══ Data shown

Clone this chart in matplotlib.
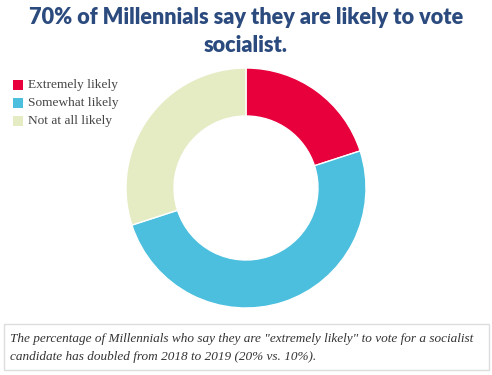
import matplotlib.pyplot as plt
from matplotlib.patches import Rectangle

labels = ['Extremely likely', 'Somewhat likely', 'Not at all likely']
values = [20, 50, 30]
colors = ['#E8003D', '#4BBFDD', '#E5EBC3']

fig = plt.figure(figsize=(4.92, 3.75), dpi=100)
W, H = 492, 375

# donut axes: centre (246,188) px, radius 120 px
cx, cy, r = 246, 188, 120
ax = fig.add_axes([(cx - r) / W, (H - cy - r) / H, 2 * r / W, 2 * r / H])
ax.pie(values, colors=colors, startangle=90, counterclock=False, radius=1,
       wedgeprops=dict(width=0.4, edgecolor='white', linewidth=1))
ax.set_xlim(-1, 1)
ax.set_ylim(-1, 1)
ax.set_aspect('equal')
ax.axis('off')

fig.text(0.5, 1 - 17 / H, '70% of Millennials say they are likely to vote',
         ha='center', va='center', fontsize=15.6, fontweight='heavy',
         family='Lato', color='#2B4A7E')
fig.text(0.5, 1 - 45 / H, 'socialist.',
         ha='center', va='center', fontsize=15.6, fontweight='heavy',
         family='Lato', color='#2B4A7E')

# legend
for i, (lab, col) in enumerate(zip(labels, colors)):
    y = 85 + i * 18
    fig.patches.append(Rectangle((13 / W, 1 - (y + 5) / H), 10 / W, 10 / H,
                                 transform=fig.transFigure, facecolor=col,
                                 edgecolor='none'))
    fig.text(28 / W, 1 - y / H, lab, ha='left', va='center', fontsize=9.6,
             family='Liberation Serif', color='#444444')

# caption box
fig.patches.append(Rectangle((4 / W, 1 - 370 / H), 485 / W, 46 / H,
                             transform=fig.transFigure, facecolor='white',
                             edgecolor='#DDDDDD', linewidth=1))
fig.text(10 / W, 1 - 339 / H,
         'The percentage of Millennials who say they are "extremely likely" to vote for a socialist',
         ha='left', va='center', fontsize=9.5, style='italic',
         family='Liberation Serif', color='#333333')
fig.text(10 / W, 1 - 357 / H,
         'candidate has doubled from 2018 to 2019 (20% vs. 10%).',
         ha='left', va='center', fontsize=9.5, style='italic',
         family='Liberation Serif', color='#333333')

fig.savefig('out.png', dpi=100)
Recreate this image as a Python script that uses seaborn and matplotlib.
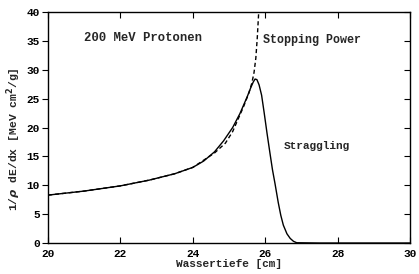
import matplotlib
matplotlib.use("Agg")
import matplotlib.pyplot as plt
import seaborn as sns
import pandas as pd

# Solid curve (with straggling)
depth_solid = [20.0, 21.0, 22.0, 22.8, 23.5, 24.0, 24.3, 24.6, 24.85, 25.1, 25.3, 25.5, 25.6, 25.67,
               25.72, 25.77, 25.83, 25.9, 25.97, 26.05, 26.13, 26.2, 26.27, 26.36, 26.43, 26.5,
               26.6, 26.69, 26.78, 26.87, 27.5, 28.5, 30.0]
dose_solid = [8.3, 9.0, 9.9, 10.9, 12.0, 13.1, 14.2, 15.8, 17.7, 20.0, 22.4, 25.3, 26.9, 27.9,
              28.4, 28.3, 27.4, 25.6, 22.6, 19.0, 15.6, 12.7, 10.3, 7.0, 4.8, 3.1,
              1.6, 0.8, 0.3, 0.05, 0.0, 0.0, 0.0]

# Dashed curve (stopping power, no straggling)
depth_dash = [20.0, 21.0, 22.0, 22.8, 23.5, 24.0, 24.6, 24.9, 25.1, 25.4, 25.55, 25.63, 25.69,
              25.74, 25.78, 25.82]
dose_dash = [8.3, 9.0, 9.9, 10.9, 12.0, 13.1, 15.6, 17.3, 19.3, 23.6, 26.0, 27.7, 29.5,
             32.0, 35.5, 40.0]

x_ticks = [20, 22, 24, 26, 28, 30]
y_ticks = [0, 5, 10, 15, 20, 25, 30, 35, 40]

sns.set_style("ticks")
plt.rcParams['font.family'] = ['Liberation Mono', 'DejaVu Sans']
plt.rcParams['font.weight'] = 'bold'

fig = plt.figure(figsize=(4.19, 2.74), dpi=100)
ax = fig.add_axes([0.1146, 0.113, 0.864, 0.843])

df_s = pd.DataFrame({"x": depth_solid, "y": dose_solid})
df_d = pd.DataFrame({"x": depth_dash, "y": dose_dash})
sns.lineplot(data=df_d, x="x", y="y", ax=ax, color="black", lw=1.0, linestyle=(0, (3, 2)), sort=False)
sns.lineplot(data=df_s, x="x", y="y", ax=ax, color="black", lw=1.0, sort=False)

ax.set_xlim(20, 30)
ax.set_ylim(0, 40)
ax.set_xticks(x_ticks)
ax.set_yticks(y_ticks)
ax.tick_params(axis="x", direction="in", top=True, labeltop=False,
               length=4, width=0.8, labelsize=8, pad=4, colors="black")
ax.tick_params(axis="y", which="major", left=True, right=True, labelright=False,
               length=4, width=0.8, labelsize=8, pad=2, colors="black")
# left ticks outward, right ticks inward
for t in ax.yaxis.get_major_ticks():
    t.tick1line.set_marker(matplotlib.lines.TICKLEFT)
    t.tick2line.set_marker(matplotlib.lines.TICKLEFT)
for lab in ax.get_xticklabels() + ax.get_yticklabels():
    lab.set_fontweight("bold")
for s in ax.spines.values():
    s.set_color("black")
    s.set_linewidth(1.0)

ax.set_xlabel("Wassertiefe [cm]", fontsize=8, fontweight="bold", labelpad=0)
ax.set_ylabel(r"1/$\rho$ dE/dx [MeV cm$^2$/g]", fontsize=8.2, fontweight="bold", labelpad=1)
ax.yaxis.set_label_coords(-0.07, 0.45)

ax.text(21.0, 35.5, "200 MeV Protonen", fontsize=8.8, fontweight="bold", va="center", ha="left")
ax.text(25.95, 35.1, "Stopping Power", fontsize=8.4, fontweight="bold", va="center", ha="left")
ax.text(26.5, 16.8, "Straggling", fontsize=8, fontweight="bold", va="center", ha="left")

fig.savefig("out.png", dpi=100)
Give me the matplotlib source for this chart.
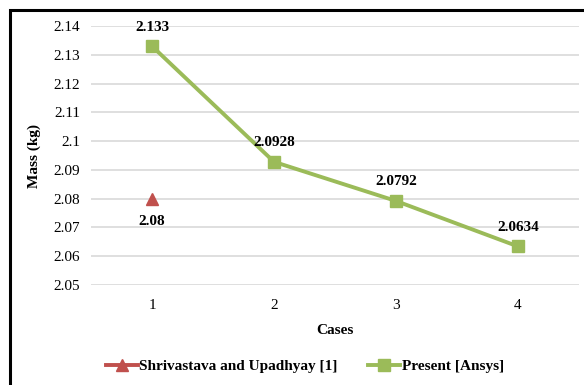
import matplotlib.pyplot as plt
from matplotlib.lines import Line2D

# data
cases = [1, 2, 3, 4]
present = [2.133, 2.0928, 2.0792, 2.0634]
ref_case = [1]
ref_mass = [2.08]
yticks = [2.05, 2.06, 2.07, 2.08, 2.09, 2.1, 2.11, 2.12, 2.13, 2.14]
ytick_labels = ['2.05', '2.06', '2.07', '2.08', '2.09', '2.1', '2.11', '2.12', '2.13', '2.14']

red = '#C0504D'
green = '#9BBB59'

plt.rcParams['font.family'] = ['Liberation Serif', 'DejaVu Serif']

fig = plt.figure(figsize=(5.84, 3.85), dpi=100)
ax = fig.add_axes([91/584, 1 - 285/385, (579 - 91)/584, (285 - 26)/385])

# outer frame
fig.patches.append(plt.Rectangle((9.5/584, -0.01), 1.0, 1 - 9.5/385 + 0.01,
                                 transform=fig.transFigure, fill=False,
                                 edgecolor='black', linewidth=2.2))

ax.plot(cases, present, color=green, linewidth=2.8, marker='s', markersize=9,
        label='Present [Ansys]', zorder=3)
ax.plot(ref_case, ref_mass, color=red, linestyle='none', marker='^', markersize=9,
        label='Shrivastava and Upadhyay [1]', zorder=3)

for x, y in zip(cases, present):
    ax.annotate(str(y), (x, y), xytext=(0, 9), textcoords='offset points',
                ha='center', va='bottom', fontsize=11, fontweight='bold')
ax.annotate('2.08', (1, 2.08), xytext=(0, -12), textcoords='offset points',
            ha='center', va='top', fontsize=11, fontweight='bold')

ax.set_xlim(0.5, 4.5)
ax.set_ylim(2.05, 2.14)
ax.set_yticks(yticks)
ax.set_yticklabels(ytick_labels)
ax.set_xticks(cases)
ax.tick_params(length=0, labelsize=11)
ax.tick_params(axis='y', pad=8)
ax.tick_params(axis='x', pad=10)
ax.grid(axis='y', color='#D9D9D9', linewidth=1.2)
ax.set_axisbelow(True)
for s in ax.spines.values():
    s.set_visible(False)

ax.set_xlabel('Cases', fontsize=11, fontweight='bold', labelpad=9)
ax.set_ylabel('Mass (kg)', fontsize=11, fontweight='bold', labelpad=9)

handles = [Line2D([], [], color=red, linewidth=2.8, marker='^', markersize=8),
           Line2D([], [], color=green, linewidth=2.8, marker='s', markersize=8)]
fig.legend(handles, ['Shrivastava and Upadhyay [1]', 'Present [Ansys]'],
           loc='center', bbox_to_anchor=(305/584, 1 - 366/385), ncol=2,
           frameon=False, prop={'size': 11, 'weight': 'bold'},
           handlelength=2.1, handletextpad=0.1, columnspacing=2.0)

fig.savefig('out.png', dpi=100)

════

[Your goal]
Write out nothing but the lines from the start of the data through the line with "import pandas as pd". Leave out the pictures.

[Task output]
Clone this chart in matplotlib.
import matplotlib.pyplot as plt
from matplotlib.patches import Rectangle

labels = ['Extremely likely', 'Somewhat likely', 'Not at all likely']
values = [20, 50, 30]
colors = ['#E8003D', '#4BBFDD', '#E5EBC3']

fig = plt.figure(figsize=(4.92, 3.75), dpi=100)
W, H = 492, 375

# donut axes: centre (246,188) px, radius 120 px
cx, cy, r = 246, 188, 120
ax = fig.add_axes([(cx - r) / W, (H - cy - r) / H, 2 * r / W, 2 * r / H])
ax.pie(values, colors=colors, startangle=90, counterclock=False, radius=1,
       wedgeprops=dict(width=0.4, edgecolor='white', linewidth=1))
ax.set_xlim(-1, 1)
ax.set_ylim(-1, 1)
ax.set_aspect('equal')
ax.axis('off')

fig.text(0.5, 1 - 17 / H, '70% of Millennials say they are likely to vote',
         ha='center', va='center', fontsize=15.6, fontweight='heavy',
         family='Lato', color='#2B4A7E')
fig.text(0.5, 1 - 45 / H, 'socialist.',
         ha='center', va='center', fontsize=15.6, fontweight='heavy',
         family='Lato', color='#2B4A7E')

# legend
for i, (lab, col) in enumerate(zip(labels, colors)):
    y = 85 + i * 18
    fig.patches.append(Rectangle((13 / W, 1 - (y + 5) / H), 10 / W, 10 / H,
                                 transform=fig.transFigure, facecolor=col,
                                 edgecolor='none'))
    fig.text(28 / W, 1 - y / H, lab, ha='left', va='center', fontsize=9.6,
             family='Liberation Serif', color='#444444')

# caption box
fig.patches.append(Rectangle((4 / W, 1 - 370 / H), 485 / W, 46 / H,
                             transform=fig.transFigure, facecolor='white',
                             edgecolor='#DDDDDD', linewidth=1))
fig.text(10 / W, 1 - 339 / H,
         'The percentage of Millennials who say they are "extremely likely" to vote for a socialist',
         ha='left', va='center', fontsize=9.5, style='italic',
         family='Liberation Serif', color='#333333')
fig.text(10 / W, 1 - 357 / H,
         'candidate has doubled from 2018 to 2019 (20% vs. 10%).',
         ha='left', va='center', fontsize=9.5, style='italic',
         family='Liberation Serif', color='#333333')

fig.savefig('out.png', dpi=100)
Recreate this image as a Python script that uses seaborn and matplotlib.
import matplotlib
matplotlib.use("Agg")
import matplotlib.pyplot as plt
import seaborn as sns
import pandas as pd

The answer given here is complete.